◆ DIRECTION ◆
Skip every picture and transcribe the remaining material exactly.

######

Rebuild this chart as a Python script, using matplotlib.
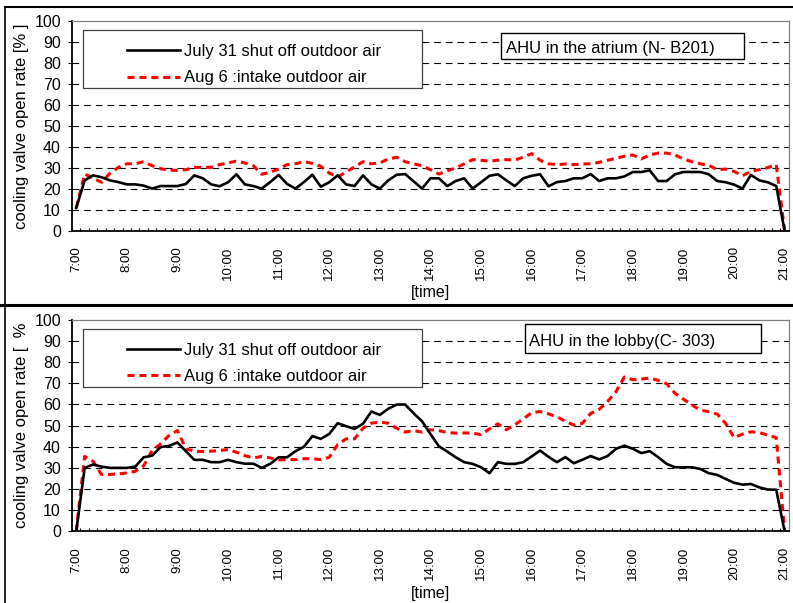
import numpy as np
import matplotlib
matplotlib.use('Agg')
import matplotlib.pyplot as plt
from matplotlib.patches import Rectangle
from matplotlib.lines import Line2D

plt.rcParams['font.family'] = ['Liberation Sans', 'DejaVu Sans']

# 10分間隔のデータ 7:00-21:00
hours = [str(h) + ':00' for h in range(7, 22)]

atrium_jul31 = [11, 24.1, 26.5, 25.6, 24.1, 23.3, 22.2, 22.2, 21.6, 20.2,
                21.4, 21.4, 21.4, 22.4, 26.5, 25.1, 22.2, 21.3, 23.2, 27,
                22.2, 21.4, 20.2, 23.3, 26.7, 22.4, 20.2, 23.3, 26.8, 21.1,
                23.2, 26.5, 22.2, 21.4, 26.5, 22.2, 20.2, 24.1, 26.8, 27.1,
                23.7, 20.2, 25.1, 25.1, 21.4, 23.8, 25.1, 20.2, 23.2, 26.3,
                27, 24.1, 21.4, 25.1, 26.3, 27, 21.3, 23.3, 23.8, 25.1,
                25.1, 27.1, 23.8, 25.1, 25.1, 26, 28.1, 28.1, 28.9, 23.8,
                23.8, 27, 28.1, 28.1, 28.1, 27, 23.8, 23.2, 22.1, 20.2,
                26.7, 24.1, 23.2, 21.4, 0]
atrium_aug6 = [11, 27.1, 25.2, 23.2, 27.5, 30.3, 32, 32, 33, 31.1,
               29.7, 28.9, 28.9, 29.2, 30.3, 30.3, 30.3, 31.6, 32.4, 33.3,
               32.4, 31.1, 27, 28, 29.5, 31.6, 32, 33, 32.2, 30.8,
               27.6, 25.7, 28.1, 30.5, 33, 32, 32.4, 34.3, 35.1, 33,
               32, 31.1, 29.2, 27.1, 28.7, 30, 32, 34, 33.7, 33.2,
               33.7, 34, 33.7, 35.2, 36.8, 33.7, 32, 31.6, 31.9, 31.6,
               31.9, 32, 32.7, 33.7, 34.6, 35.6, 36.2, 34.3, 36.2, 37.1,
               37.1, 36.2, 34.3, 33, 32, 31.3, 29.2, 29.5, 28.4, 26.3,
               28.4, 29.2, 30.2, 31.6, 0]
lobby_jul31 = [0, 30, 31.6, 30.6, 30, 30, 30, 30.6, 35, 35.8,
               39.8, 40.4, 42, 37.9, 33.8, 33.8, 32.7, 32.7, 33.8, 32.7,
               32, 32, 30, 31.9, 35, 35, 37.9, 40, 45, 43.7,
               46, 51.1, 49.7, 48.4, 50.8, 56.6, 55, 57.9, 59.9, 59.9,
               55.8, 52, 46, 40.2, 37.7, 35, 32.7, 31.9, 30.3, 27.5,
               32.7, 31.9, 31.9, 32.7, 35.4, 38.2, 35.2, 32.7, 35.1, 32.2,
               33.8, 35.6, 34, 35.6, 39, 40.5, 39, 37, 37.9, 35.1,
               31.9, 30.3, 30.3, 30.3, 29.5, 27.5, 26.7, 24.8, 23, 22.1,
               22.4, 20.8, 19.8, 19.7, 0]
lobby_aug6 = [0, 35.4, 33.1, 26.9, 26.9, 27.2, 27.6, 28.4, 31, 38.2,
              41.3, 45.3, 47.6, 39, 37.9, 37.7, 37.9, 38.2, 38.7, 37.4,
              35.8, 34.7, 35.4, 34.7, 33.8, 33.9, 33.9, 34.3, 34.4, 33.9,
              35, 41, 43.7, 43.7, 48.7, 51.1, 51.6, 51.1, 48.7, 46.9,
              47.6, 46.9, 48, 47.6, 46.7, 46.4, 46.5, 46.4, 45.7, 48.4,
              50.8, 48, 50.3, 53.1, 56, 56.6, 55.5, 54.1, 52, 50.2,
              51, 55.7, 57.6, 61.3, 66, 72.9, 71.6, 71.9, 72.4, 71.3,
              69.7, 65.2, 62.4, 59.7, 57.3, 56.5, 55.4, 51, 44.3, 45.9,
              47, 46.7, 45.4, 44.3, 0]

label_jul = 'July 31 shut off outdoor air'
label_aug = 'Aug 6 :intake outdoor air'

fig = plt.figure(figsize=(7.93, 6.03), dpi=100)
ax1 = fig.add_axes([0.0908, 0.6169, 0.904, 0.3483])
ax2 = fig.add_axes([0.0908, 0.1186, 0.904, 0.3515])


def draw_panel(ax, black, red, title, trect, tpos, ylabel):
    x = np.arange(len(black))
    ax.plot(x, black, color='black', lw=1.9, zorder=5, label=label_jul)
    ax.plot(x, red, color='red', lw=2.2, ls=(0, (2.3, 1.6)), zorder=4, label=label_aug)
    ax.set_xlim(-0.5, len(black) - 0.5)
    ax.set_ylim(0, 100)
    ax.set_yticks(range(0, 101, 10))
    ax.set_xticks(x[::6])
    ax.set_xticklabels(hours, rotation=90, fontsize=9.5)
    ax.set_xticks(np.arange(-0.5, len(black), 1), minor=True)
    ax.tick_params(axis='x', which='major', length=0, pad=11)
    ax.tick_params(axis='x', which='minor', direction='in', length=2.5, width=0.8)
    ax.tick_params(axis='y', length=3, width=0.8, pad=5, labelsize=11.5)
    ax.grid(axis='y', color='black', lw=0.8, ls=(0, (6, 4.5)))
    gl = ax.get_ygridlines()
    gl[0].set_visible(False)
    gl[-1].set_visible(False)
    for s in ['top', 'right']:
        ax.spines[s].set_color('#808080')
        ax.spines[s].set_linewidth(0.9)
    for s in ['left', 'bottom']:
        ax.spines[s].set_linewidth(1.3)
    ax.set_axisbelow(True)

    # 凡例の枠
    ax.add_patch(Rectangle((0.015, 0.683), 0.473, 0.273, transform=ax.transAxes,
                           fc='white', ec='#404040', lw=0.9, zorder=6))
    ax.legend(loc='upper left', bbox_to_anchor=(0.0767, 0.89), frameon=False,
              borderpad=0, borderaxespad=0, handlelength=3.2, handletextpad=0.2,
              labelspacing=0.68, fontsize=12).set_zorder(7)

    ax.add_patch(Rectangle(trect[:2], trect[2], trect[3], transform=ax.transAxes,
                           fc='white', ec='black', lw=1.0, zorder=6))
    ax.text(tpos[0], tpos[1], title, transform=ax.transAxes, fontsize=12,
            va='center', ha='left', zorder=7)

    ax.set_ylabel(ylabel, fontsize=12)
    ax.yaxis.set_label_coords(-0.06, 0.5)
    ax.set_xlabel('[time]', fontsize=11.5, va='top')
    ax.xaxis.set_label_coords(0.5, -0.255)


draw_panel(ax1, atrium_jul31, atrium_aug6, 'AHU in the atrium (N- B201)',
           (0.599, 0.818, 0.338, 0.127), (0.605, 0.87), 'cooling valve open rate [% ]')
draw_panel(ax2, lobby_jul31, lobby_aug6, 'AHU in the lobby(C- 303)',
           (0.632, 0.843, 0.329, 0.134), (0.638, 0.895), 'cooling valve open rate [  %')

# チャートの外枠
fig.add_artist(Line2D([5 / 793, 5 / 793], [0, 1 - 7 / 603], color='black', lw=1.2,
                      transform=fig.transFigure))
fig.add_artist(Line2D([5 / 793, 1], [1 - 7 / 603, 1 - 7 / 603], color='black', lw=1.5,
                      transform=fig.transFigure))
fig.add_artist(Line2D([0, 1], [1 - 305 / 603, 1 - 305 / 603], color='black', lw=2.2,
                      transform=fig.transFigure))

plt.savefig('out.png', dpi=100)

######

◆ TASK ANSWER ◆
Rebuild this chart as a Python script, using matplotlib.
import numpy as np
import matplotlib
matplotlib.use('Agg')
import matplotlib.pyplot as plt
from matplotlib.patches import Rectangle
from matplotlib.lines import Line2D

plt.rcParams['font.family'] = ['Liberation Sans', 'DejaVu Sans']

# 10分間隔のデータ 7:00-21:00
hours = [str(h) + ':00' for h in range(7, 22)]

atrium_jul31 = [11, 24.1, 26.5, 25.6, 24.1, 23.3, 22.2, 22.2, 21.6, 20.2,
                21.4, 21.4, 21.4, 22.4, 26.5, 25.1, 22.2, 21.3, 23.2, 27,
                22.2, 21.4, 20.2, 23.3, 26.7, 22.4, 20.2, 23.3, 26.8, 21.1,
                23.2, 26.5, 22.2, 21.4, 26.5, 22.2, 20.2, 24.1, 26.8, 27.1,
                23.7, 20.2, 25.1, 25.1, 21.4, 23.8, 25.1, 20.2, 23.2, 26.3,
                27, 24.1, 21.4, 25.1, 26.3, 27, 21.3, 23.3, 23.8, 25.1,
                25.1, 27.1, 23.8, 25.1, 25.1, 26, 28.1, 28.1, 28.9, 23.8,
                23.8, 27, 28.1, 28.1, 28.1, 27, 23.8, 23.2, 22.1, 20.2,
                26.7, 24.1, 23.2, 21.4, 0]
atrium_aug6 = [11, 27.1, 25.2, 23.2, 27.5, 30.3, 32, 32, 33, 31.1,
               29.7, 28.9, 28.9, 29.2, 30.3, 30.3, 30.3, 31.6, 32.4, 33.3,
               32.4, 31.1, 27, 28, 29.5, 31.6, 32, 33, 32.2, 30.8,
               27.6, 25.7, 28.1, 30.5, 33, 32, 32.4, 34.3, 35.1, 33,
               32, 31.1, 29.2, 27.1, 28.7, 30, 32, 34, 33.7, 33.2,
               33.7, 34, 33.7, 35.2, 36.8, 33.7, 32, 31.6, 31.9, 31.6,
               31.9, 32, 32.7, 33.7, 34.6, 35.6, 36.2, 34.3, 36.2, 37.1,
               37.1, 36.2, 34.3, 33, 32, 31.3, 29.2, 29.5, 28.4, 26.3,
               28.4, 29.2, 30.2, 31.6, 0]
lobby_jul31 = [0, 30, 31.6, 30.6, 30, 30, 30, 30.6, 35, 35.8,
               39.8, 40.4, 42, 37.9, 33.8, 33.8, 32.7, 32.7, 33.8, 32.7,
               32, 32, 30, 31.9, 35, 35, 37.9, 40, 45, 43.7,
               46, 51.1, 49.7, 48.4, 50.8, 56.6, 55, 57.9, 59.9, 59.9,
               55.8, 52, 46, 40.2, 37.7, 35, 32.7, 31.9, 30.3, 27.5,
               32.7, 31.9, 31.9, 32.7, 35.4, 38.2, 35.2, 32.7, 35.1, 32.2,
               33.8, 35.6, 34, 35.6, 39, 40.5, 39, 37, 37.9, 35.1,
               31.9, 30.3, 30.3, 30.3, 29.5, 27.5, 26.7, 24.8, 23, 22.1,
               22.4, 20.8, 19.8, 19.7, 0]
lobby_aug6 = [0, 35.4, 33.1, 26.9, 26.9, 27.2, 27.6, 28.4, 31, 38.2,
              41.3, 45.3, 47.6, 39, 37.9, 37.7, 37.9, 38.2, 38.7, 37.4,
              35.8, 34.7, 35.4, 34.7, 33.8, 33.9, 33.9, 34.3, 34.4, 33.9,
              35, 41, 43.7, 43.7, 48.7, 51.1, 51.6, 51.1, 48.7, 46.9,
              47.6, 46.9, 48, 47.6, 46.7, 46.4, 46.5, 46.4, 45.7, 48.4,
              50.8, 48, 50.3, 53.1, 56, 56.6, 55.5, 54.1, 52, 50.2,
              51, 55.7, 57.6, 61.3, 66, 72.9, 71.6, 71.9, 72.4, 71.3,
              69.7, 65.2, 62.4, 59.7, 57.3, 56.5, 55.4, 51, 44.3, 45.9,
              47, 46.7, 45.4, 44.3, 0]

label_jul = 'July 31 shut off outdoor air'
label_aug = 'Aug 6 :intake outdoor air'

fig = plt.figure(figsize=(7.93, 6.03), dpi=100)
ax1 = fig.add_axes([0.0908, 0.6169, 0.904, 0.3483])
ax2 = fig.add_axes([0.0908, 0.1186, 0.904, 0.3515])


def draw_panel(ax, black, red, title, trect, tpos, ylabel):
    x = np.arange(len(black))
    ax.plot(x, black, color='black', lw=1.9, zorder=5, label=label_jul)
    ax.plot(x, red, color='red', lw=2.2, ls=(0, (2.3, 1.6)), zorder=4, label=label_aug)
    ax.set_xlim(-0.5, len(black) - 0.5)
    ax.set_ylim(0, 100)
    ax.set_yticks(range(0, 101, 10))
    ax.set_xticks(x[::6])
    ax.set_xticklabels(hours, rotation=90, fontsize=9.5)
    ax.set_xticks(np.arange(-0.5, len(black), 1), minor=True)
    ax.tick_params(axis='x', which='major', length=0, pad=11)
    ax.tick_params(axis='x', which='minor', direction='in', length=2.5, width=0.8)
    ax.tick_params(axis='y', length=3, width=0.8, pad=5, labelsize=11.5)
    ax.grid(axis='y', color='black', lw=0.8, ls=(0, (6, 4.5)))
    gl = ax.get_ygridlines()
    gl[0].set_visible(False)
    gl[-1].set_visible(False)
    for s in ['top', 'right']:
        ax.spines[s].set_color('#808080')
        ax.spines[s].set_linewidth(0.9)
    for s in ['left', 'bottom']:
        ax.spines[s].set_linewidth(1.3)
    ax.set_axisbelow(True)

    # 凡例の枠
    ax.add_patch(Rectangle((0.015, 0.683), 0.473, 0.273, transform=ax.transAxes,
                           fc='white', ec='#404040', lw=0.9, zorder=6))
    ax.legend(loc='upper left', bbox_to_anchor=(0.0767, 0.89), frameon=False,
              borderpad=0, borderaxespad=0, handlelength=3.2, handletextpad=0.2,
              labelspacing=0.68, fontsize=12).set_zorder(7)

    ax.add_patch(Rectangle(trect[:2], trect[2], trect[3], transform=ax.transAxes,
                           fc='white', ec='black', lw=1.0, zorder=6))
    ax.text(tpos[0], tpos[1], title, transform=ax.transAxes, fontsize=12,
            va='center', ha='left', zorder=7)

    ax.set_ylabel(ylabel, fontsize=12)
    ax.yaxis.set_label_coords(-0.06, 0.5)
    ax.set_xlabel('[time]', fontsize=11.5, va='top')
    ax.xaxis.set_label_coords(0.5, -0.255)


draw_panel(ax1, atrium_jul31, atrium_aug6, 'AHU in the atrium (N- B201)',
           (0.599, 0.818, 0.338, 0.127), (0.605, 0.87), 'cooling valve open rate [% ]')
draw_panel(ax2, lobby_jul31, lobby_aug6, 'AHU in the lobby(C- 303)',
           (0.632, 0.843, 0.329, 0.134), (0.638, 0.895), 'cooling valve open rate [  %')

# チャートの外枠
fig.add_artist(Line2D([5 / 793, 5 / 793], [0, 1 - 7 / 603], color='black', lw=1.2,
                      transform=fig.transFigure))
fig.add_artist(Line2D([5 / 793, 1], [1 - 7 / 603, 1 - 7 / 603], color='black', lw=1.5,
                      transform=fig.transFigure))
fig.add_artist(Line2D([0, 1], [1 - 305 / 603, 1 - 305 / 603], color='black', lw=2.2,
                      transform=fig.transFigure))

plt.savefig('out.png', dpi=100)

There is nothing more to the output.